Your goal> Identify every line containing the word "this" and reproduce each one.

Material>
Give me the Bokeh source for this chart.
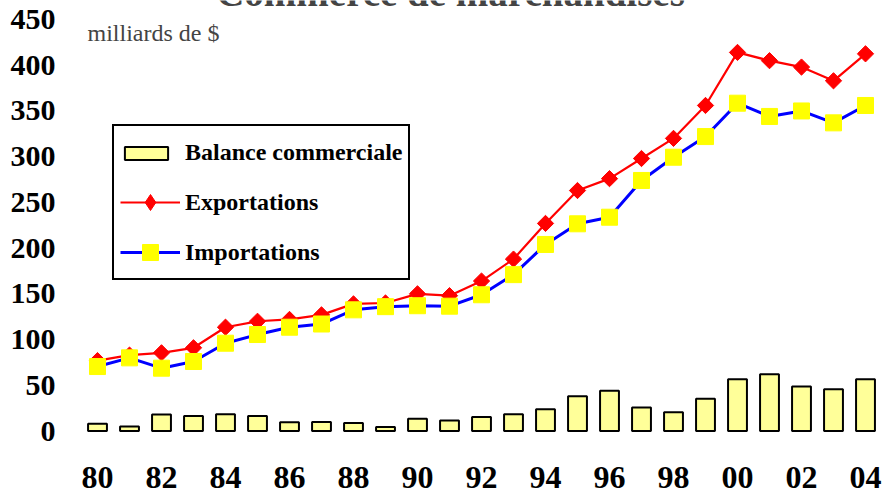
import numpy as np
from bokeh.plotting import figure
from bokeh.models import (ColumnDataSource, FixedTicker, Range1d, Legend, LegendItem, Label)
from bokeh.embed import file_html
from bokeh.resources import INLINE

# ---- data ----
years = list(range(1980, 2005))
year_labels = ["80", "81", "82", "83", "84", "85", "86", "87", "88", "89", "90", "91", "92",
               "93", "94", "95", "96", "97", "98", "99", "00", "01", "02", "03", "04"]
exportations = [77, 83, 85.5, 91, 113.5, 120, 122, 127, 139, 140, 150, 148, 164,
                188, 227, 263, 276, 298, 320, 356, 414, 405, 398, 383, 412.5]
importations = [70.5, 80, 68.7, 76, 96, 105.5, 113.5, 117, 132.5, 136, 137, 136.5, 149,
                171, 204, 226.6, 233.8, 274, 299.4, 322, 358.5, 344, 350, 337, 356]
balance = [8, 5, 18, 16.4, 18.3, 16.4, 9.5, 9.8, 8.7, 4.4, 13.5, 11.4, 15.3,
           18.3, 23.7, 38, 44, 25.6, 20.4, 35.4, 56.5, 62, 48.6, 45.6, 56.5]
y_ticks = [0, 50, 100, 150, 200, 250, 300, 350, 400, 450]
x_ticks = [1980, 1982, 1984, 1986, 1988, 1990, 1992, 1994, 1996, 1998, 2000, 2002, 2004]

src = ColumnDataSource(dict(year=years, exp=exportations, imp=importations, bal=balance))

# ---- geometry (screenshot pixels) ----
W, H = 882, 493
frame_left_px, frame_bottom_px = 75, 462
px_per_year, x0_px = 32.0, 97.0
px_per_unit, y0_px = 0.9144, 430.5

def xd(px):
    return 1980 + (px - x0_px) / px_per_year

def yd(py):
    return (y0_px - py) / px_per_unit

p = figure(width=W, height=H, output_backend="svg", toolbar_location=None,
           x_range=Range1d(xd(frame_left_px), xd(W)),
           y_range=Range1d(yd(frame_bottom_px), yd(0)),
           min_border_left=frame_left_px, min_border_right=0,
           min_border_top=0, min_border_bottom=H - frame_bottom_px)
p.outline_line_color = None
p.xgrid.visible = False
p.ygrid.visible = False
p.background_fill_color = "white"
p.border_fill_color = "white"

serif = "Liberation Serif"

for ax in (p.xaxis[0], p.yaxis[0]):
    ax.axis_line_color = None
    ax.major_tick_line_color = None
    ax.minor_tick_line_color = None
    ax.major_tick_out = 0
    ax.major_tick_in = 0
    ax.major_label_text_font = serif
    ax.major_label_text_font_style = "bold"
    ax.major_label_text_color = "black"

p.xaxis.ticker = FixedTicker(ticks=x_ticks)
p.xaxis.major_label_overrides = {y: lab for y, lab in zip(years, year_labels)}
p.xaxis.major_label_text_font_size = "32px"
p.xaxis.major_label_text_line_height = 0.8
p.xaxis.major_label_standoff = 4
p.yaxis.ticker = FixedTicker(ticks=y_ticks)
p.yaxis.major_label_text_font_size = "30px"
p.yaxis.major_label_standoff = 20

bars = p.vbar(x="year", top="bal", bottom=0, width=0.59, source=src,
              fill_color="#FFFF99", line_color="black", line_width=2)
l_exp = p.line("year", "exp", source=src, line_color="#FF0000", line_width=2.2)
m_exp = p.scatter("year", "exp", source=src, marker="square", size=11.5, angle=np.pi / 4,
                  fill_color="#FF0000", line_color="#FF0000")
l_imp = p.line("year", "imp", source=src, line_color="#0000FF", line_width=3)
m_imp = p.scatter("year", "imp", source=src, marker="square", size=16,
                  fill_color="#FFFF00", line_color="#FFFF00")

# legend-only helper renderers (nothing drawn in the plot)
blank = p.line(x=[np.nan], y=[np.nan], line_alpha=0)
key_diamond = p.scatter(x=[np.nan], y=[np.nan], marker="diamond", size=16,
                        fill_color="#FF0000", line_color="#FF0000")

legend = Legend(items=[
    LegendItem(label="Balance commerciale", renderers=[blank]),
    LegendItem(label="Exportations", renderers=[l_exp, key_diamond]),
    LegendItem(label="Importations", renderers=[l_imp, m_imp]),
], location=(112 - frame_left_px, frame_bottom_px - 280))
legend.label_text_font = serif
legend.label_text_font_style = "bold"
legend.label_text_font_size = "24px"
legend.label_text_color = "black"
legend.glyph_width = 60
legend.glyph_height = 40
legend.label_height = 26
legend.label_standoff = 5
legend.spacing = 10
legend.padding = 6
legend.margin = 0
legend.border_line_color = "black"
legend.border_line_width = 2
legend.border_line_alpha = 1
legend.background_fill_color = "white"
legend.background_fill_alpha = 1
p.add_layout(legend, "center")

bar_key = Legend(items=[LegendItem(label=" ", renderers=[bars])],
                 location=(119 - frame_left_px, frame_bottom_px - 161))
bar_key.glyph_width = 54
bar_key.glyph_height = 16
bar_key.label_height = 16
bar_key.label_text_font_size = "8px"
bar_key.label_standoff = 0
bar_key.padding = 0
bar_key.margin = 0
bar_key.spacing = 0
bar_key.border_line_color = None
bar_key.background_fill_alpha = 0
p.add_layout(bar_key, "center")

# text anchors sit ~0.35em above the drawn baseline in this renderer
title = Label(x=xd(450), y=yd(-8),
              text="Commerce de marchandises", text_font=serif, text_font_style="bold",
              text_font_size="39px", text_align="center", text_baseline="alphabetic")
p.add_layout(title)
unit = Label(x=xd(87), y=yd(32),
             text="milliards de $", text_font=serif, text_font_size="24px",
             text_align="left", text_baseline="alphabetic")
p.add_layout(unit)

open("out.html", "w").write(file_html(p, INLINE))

Complete response>
Give me the Bokeh source for this chart.
# text anchors sit ~0.35em above the drawn baseline in this renderer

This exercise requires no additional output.